Merger and acquisition of bank and financial institutions or financial consolidation has again become a need for the country. The number of ‘D’ class microfinance institutions has reached 90. There is no benefit of having such a large number of institutions. This breeds anomaly in the market. High number of banks is also costly. You can see up to 10 bank branches if you are wandering around a chowk where two branches would have been enough. This is only increasing cost. Merger and acquisition is even more important to reduce the financial intermediary cost. This is our regular agenda.
This is the time to focus on implementing policies to shield the economy from the impact of COVID-19 and help in recovery, the consolidation may not become a priority. The pandemic has already threatened the capacity to sustain and earn profit and distribute dividends like they have done in previous years. This is a high time for BFIs to embrace frugality and find cost-cutting measures. The time has now come for banks to think about their future. While thinking about the future, merger and acquisition should become an important agenda for banks and financial institutions even if we do not speak. In response to the impacts of COVID-19, merger and acquisition should be banks’ agenda.
People are switching to digital payment systems. So has the cyber security risk. However, service providers have not invested enough to mitigate cyber security threats.
It is obvious that cyber security issues will increase as more people switch to digital platforms. To mitigate cyber security threats, investments should be made in information technology. The central bank has already issued a circular on the risk associated with information technology and digital payment. Even digital service providers are cautious about cyber security issues. You cannot completely rule out the possibility of online frauds and cyber threats.
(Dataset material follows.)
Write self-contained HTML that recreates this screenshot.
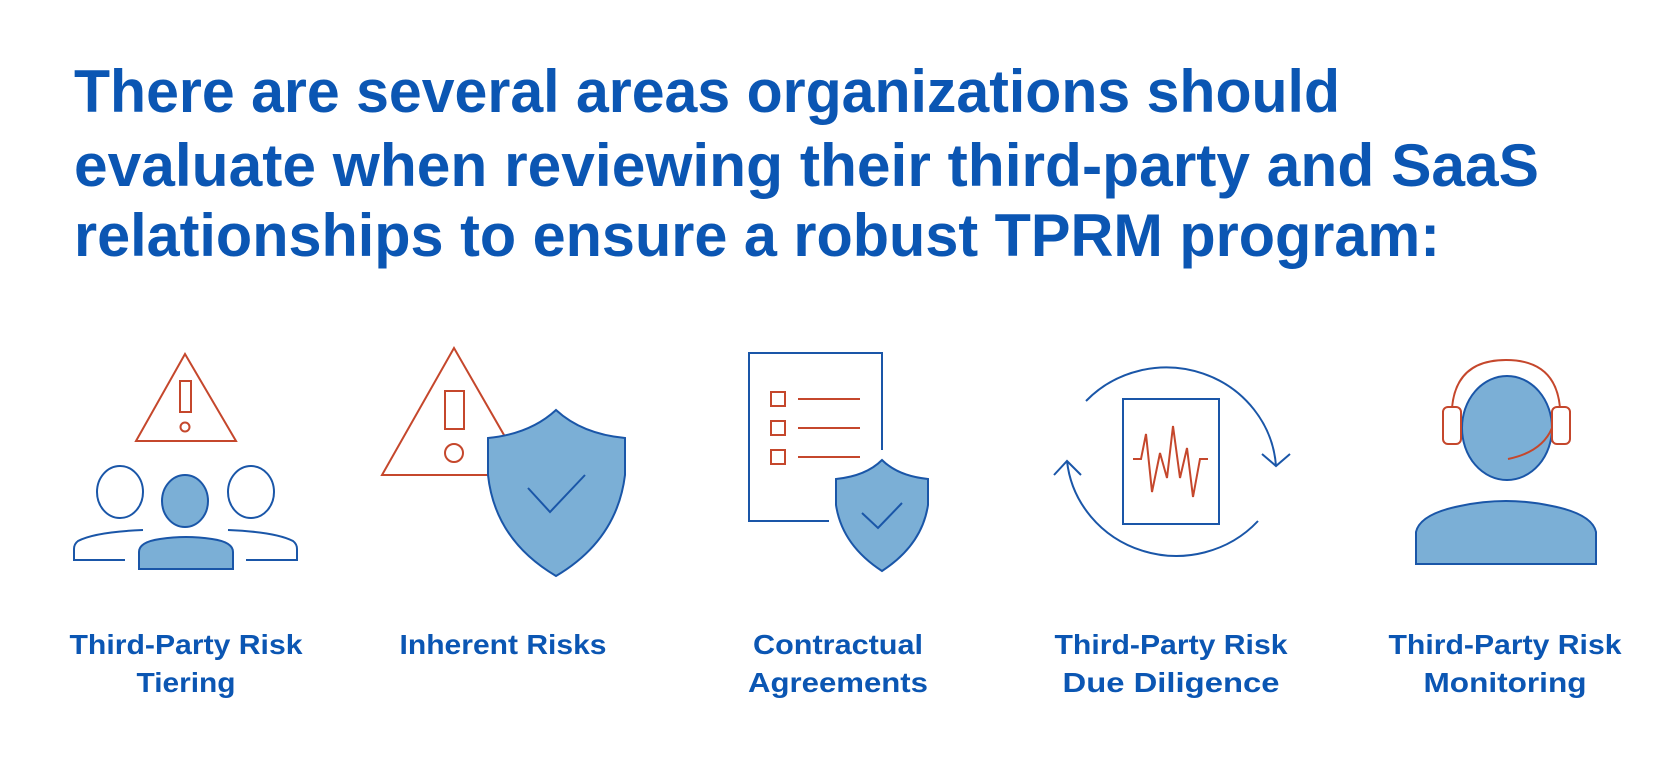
<!DOCTYPE html>
<html><head><meta charset="utf-8"><style>
html,body{margin:0;padding:0;background:#fff;}
svg{display:block;}
text{font-family:"Liberation Sans",Arial,sans-serif;font-weight:bold;fill:#0b56b3;}
</style></head><body>
<svg width="1670" height="779" viewBox="0 0 1670 779" xmlns="http://www.w3.org/2000/svg">
<rect width="1670" height="779" fill="#fff"/>
<text x="74" y="112" font-size="60" textLength="1266" lengthAdjust="spacingAndGlyphs">There are several areas organizations should</text>
<text x="74" y="186" font-size="60" textLength="1465" lengthAdjust="spacingAndGlyphs">evaluate when reviewing their third-party and SaaS</text>
<text x="74" y="256" font-size="60" textLength="1366" lengthAdjust="spacingAndGlyphs">relationships to ensure a robust TPRM program:</text>

<g fill="none" stroke-width="2">
<!-- icon1 -->
<polygon points="185,354 136,441 236,441" stroke="#c5472c"/>
<rect x="180" y="381" width="11" height="31" stroke="#c5472c"/>
<circle cx="185" cy="427" r="4.5" stroke="#c5472c"/>
<ellipse cx="120" cy="492" rx="23" ry="26" stroke="#1a56a8"/>
<ellipse cx="251" cy="492" rx="23" ry="26" stroke="#1a56a8"/>
<ellipse cx="185" cy="501" rx="23" ry="26" stroke="#1a56a8" fill="#7bafd6"/>
<path d="M143,530 Q95,532 78,541 Q74,544 74,549 V560 H125" stroke="#1a56a8"/>
<path d="M228,530 Q276,532 293,541 Q297,544 297,549 V560 H246" stroke="#1a56a8"/>
<path d="M139,569 V552 Q139,542 160,539 Q186,535 212,539 Q233,542 233,552 V569 Z" stroke="#1a56a8" fill="#7bafd6"/>
<!-- icon2 -->
<polygon points="454,348 382,475 527,475" stroke="#c5472c"/>
<rect x="445" y="391" width="19" height="38" stroke="#c5472c"/>
<circle cx="454" cy="453" r="9" stroke="#c5472c"/>
<path d="M556,410 Q530,434 488,438 V475 Q495,540 556,576 Q617,540 625,475 V438 Q582,434 556,410 Z" stroke="#1a56a8" fill="#7bafd6"/>
<polyline points="528,488 550,512 585,475" stroke="#1a56a8"/>
<!-- icon3 -->
<path d="M882,450 V353 H749 V521 H829" stroke="#1a56a8"/>
<rect x="771" y="392" width="14" height="14" stroke="#c5472c"/>
<rect x="771" y="421" width="14" height="14" stroke="#c5472c"/>
<rect x="771" y="450" width="14" height="14" stroke="#c5472c"/>
<line x1="798" y1="399" x2="860" y2="399" stroke="#c5472c"/>
<line x1="798" y1="428" x2="860" y2="428" stroke="#c5472c"/>
<line x1="798" y1="457" x2="860" y2="457" stroke="#c5472c"/>
<path d="M882,460 Q866,476 836,479 V505 Q842,545 882,571 Q922,545 928,505 V479 Q898,476 882,460 Z" stroke="#1a56a8" fill="#7bafd6"/>
<polyline points="862,513 878,528 902,503" stroke="#1a56a8"/>
<!-- icon4 -->
<rect x="1123" y="399" width="96" height="125" stroke="#1a56a8"/>
<polyline points="1133,459 1141,459 1146,434 1152,492 1160,453 1167,478 1173,426 1180,478 1187,448 1193,497 1200,459 1208,459" stroke="#c5472c"/>
<path d="M1086,401 A110,106 0 0 1 1276,466" stroke="#1a56a8"/>
<polyline points="1262,454 1276,466 1290,454" stroke="#1a56a8"/>
<path d="M1258,521 A110,106 0 0 1 1067,461" stroke="#1a56a8"/>
<polyline points="1054,475 1067,461 1081,475" stroke="#1a56a8"/>
<!-- icon5 -->
<path d="M1416,564 V532 Q1420,514 1460,506 Q1506,496 1552,506 Q1592,514 1596,532 V564 Z" stroke="#1a56a8" fill="#7bafd6"/>
<ellipse cx="1507" cy="428" rx="45" ry="52" stroke="#1a56a8" fill="#7bafd6"/>
<path d="M1452,408 Q1456,360 1506,360 Q1556,360 1560,408" stroke="#c5472c"/>
<rect x="1443" y="407" width="18" height="37" rx="5" stroke="#c5472c" fill="#fff"/>
<rect x="1552" y="407" width="18" height="37" rx="5" stroke="#c5472c" fill="#fff"/>
<path d="M1552,428 Q1542,452 1508,459" stroke="#c5472c"/>
</g>

<g font-size="28" text-anchor="middle" lengthAdjust="spacingAndGlyphs">
<text x="186" y="654" textLength="233" lengthAdjust="spacingAndGlyphs">Third-Party Risk</text>
<text x="186" y="692" textLength="99" lengthAdjust="spacingAndGlyphs">Tiering</text>
<text x="503" y="654" textLength="207" lengthAdjust="spacingAndGlyphs">Inherent Risks</text>
<text x="838" y="654" textLength="170" lengthAdjust="spacingAndGlyphs">Contractual</text>
<text x="838" y="692" textLength="180" lengthAdjust="spacingAndGlyphs">Agreements</text>
<text x="1171" y="654" textLength="233" lengthAdjust="spacingAndGlyphs">Third-Party Risk</text>
<text x="1171" y="692" textLength="217" lengthAdjust="spacingAndGlyphs">Due Diligence</text>
<text x="1505" y="654" textLength="233" lengthAdjust="spacingAndGlyphs">Third-Party Risk</text>
<text x="1505" y="692" textLength="163" lengthAdjust="spacingAndGlyphs">Monitoring</text>
</g>
</svg>
</body></html>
We need to make sure that the consumers do not have to bear the brunt of such risks. Service providers should have adequate capital or cushion to protect from unexpected shocks. The central bank is also preparing to introduce a national payment gateway switch. The central bank is working to make a strong digital payment system in the country.
Questions have been raised about the autonomy of the Nepal Rastra Bank (NRB) in recent years. The autonomy of various central banks around the world is also under the assault. Some critics even say that NRB often remains a shadow of the Ministry of Finance. As a career central banker who now leads the NRB, do you think the institution will be able to exercise full autonomy?
Central banks around the world are generally independent from the government to formulate and implement their monetary policies. We should not ignore the fact that the central bank is also an organ of the government. So the central bank brings out programs and policies as per the targets, programs and policies of the government or support the government in the banking system. The central bank cannot remain an island in a country or act like it came from a different planet.
The central bank should exercise its autonomous role of formulating and implementing the monetary policy without government intervention. The Nepal Rastra Bank Act, 2002 defines the central bank as an autonomous institution. Despite various political changes, everyone has respected the autonomy of the central bank. If there is any institution that is autonomous, it’s the Nepal Rastra Bank. We will definitely protect our autonomy.